#### Data provided:
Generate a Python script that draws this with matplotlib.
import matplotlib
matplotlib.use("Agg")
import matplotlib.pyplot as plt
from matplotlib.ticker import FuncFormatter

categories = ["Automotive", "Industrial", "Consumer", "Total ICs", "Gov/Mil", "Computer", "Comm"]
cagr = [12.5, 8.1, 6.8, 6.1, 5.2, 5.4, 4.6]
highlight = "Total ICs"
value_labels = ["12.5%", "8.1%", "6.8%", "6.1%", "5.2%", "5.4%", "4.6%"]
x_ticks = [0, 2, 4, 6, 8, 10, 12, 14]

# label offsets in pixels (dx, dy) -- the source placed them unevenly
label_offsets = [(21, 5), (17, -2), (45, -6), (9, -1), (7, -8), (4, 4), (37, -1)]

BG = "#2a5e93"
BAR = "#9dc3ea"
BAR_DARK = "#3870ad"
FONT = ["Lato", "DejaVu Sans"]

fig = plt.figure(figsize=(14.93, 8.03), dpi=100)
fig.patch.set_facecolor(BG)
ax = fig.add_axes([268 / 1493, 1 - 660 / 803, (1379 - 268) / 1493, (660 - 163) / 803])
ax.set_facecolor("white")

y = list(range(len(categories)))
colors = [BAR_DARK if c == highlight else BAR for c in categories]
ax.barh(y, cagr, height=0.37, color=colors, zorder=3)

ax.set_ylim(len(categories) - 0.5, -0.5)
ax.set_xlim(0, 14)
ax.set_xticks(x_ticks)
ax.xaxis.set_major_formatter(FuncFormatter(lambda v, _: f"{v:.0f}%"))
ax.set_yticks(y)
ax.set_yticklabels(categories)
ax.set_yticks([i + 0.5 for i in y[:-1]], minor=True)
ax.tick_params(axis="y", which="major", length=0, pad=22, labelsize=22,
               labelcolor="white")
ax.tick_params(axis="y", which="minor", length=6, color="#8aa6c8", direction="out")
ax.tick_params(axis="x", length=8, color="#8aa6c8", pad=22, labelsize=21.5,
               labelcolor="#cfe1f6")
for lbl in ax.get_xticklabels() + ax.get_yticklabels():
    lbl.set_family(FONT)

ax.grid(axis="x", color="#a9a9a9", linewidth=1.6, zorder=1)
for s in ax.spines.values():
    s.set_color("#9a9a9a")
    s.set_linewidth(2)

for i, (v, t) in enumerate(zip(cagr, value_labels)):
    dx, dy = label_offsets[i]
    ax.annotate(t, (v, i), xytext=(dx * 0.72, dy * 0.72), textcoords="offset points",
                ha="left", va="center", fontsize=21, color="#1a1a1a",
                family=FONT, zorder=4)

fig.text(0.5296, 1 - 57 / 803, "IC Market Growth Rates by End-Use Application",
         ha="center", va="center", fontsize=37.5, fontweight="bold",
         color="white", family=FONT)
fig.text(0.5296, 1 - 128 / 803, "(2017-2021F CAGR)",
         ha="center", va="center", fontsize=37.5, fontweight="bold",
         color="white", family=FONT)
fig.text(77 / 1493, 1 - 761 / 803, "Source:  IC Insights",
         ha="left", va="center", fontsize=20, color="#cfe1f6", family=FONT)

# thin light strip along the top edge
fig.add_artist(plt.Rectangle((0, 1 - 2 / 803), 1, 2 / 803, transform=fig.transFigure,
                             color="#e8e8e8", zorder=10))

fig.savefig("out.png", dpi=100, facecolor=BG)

#### Task to complete:
Please reproduce every line of the material word for word.

#### Exercise output:
Generate a Python script that draws this with matplotlib.
import matplotlib
matplotlib.use("Agg")
import matplotlib.pyplot as plt
from matplotlib.ticker import FuncFormatter

categories = ["Automotive", "Industrial", "Consumer", "Total ICs", "Gov/Mil", "Computer", "Comm"]
cagr = [12.5, 8.1, 6.8, 6.1, 5.2, 5.4, 4.6]
highlight = "Total ICs"
value_labels = ["12.5%", "8.1%", "6.8%", "6.1%", "5.2%", "5.4%", "4.6%"]
x_ticks = [0, 2, 4, 6, 8, 10, 12, 14]

# label offsets in pixels (dx, dy) -- the source placed them unevenly
label_offsets = [(21, 5), (17, -2), (45, -6), (9, -1), (7, -8), (4, 4), (37, -1)]

BG = "#2a5e93"
BAR = "#9dc3ea"
BAR_DARK = "#3870ad"
FONT = ["Lato", "DejaVu Sans"]

fig = plt.figure(figsize=(14.93, 8.03), dpi=100)
fig.patch.set_facecolor(BG)
ax = fig.add_axes([268 / 1493, 1 - 660 / 803, (1379 - 268) / 1493, (660 - 163) / 803])
ax.set_facecolor("white")

y = list(range(len(categories)))
colors = [BAR_DARK if c == highlight else BAR for c in categories]
ax.barh(y, cagr, height=0.37, color=colors, zorder=3)

ax.set_ylim(len(categories) - 0.5, -0.5)
ax.set_xlim(0, 14)
ax.set_xticks(x_ticks)
ax.xaxis.set_major_formatter(FuncFormatter(lambda v, _: f"{v:.0f}%"))
ax.set_yticks(y)
ax.set_yticklabels(categories)
ax.set_yticks([i + 0.5 for i in y[:-1]], minor=True)
ax.tick_params(axis="y", which="major", length=0, pad=22, labelsize=22,
               labelcolor="white")
ax.tick_params(axis="y", which="minor", length=6, color="#8aa6c8", direction="out")
ax.tick_params(axis="x", length=8, color="#8aa6c8", pad=22, labelsize=21.5,
               labelcolor="#cfe1f6")
for lbl in ax.get_xticklabels() + ax.get_yticklabels():
    lbl.set_family(FONT)

ax.grid(axis="x", color="#a9a9a9", linewidth=1.6, zorder=1)
for s in ax.spines.values():
    s.set_color("#9a9a9a")
    s.set_linewidth(2)

for i, (v, t) in enumerate(zip(cagr, value_labels)):
    dx, dy = label_offsets[i]
    ax.annotate(t, (v, i), xytext=(dx * 0.72, dy * 0.72), textcoords="offset points",
                ha="left", va="center", fontsize=21, color="#1a1a1a",
                family=FONT, zorder=4)

fig.text(0.5296, 1 - 57 / 803, "IC Market Growth Rates by End-Use Application",
         ha="center", va="center", fontsize=37.5, fontweight="bold",
         color="white", family=FONT)
fig.text(0.5296, 1 - 128 / 803, "(2017-2021F CAGR)",
         ha="center", va="center", fontsize=37.5, fontweight="bold",
         color="white", family=FONT)
fig.text(77 / 1493, 1 - 761 / 803, "Source:  IC Insights",
         ha="left", va="center", fontsize=20, color="#cfe1f6", family=FONT)

# thin light strip along the top edge
fig.add_artist(plt.Rectangle((0, 1 - 2 / 803), 1, 2 / 803, transform=fig.transFigure,
                             color="#e8e8e8", zorder=10))

fig.savefig("out.png", dpi=100, facecolor=BG)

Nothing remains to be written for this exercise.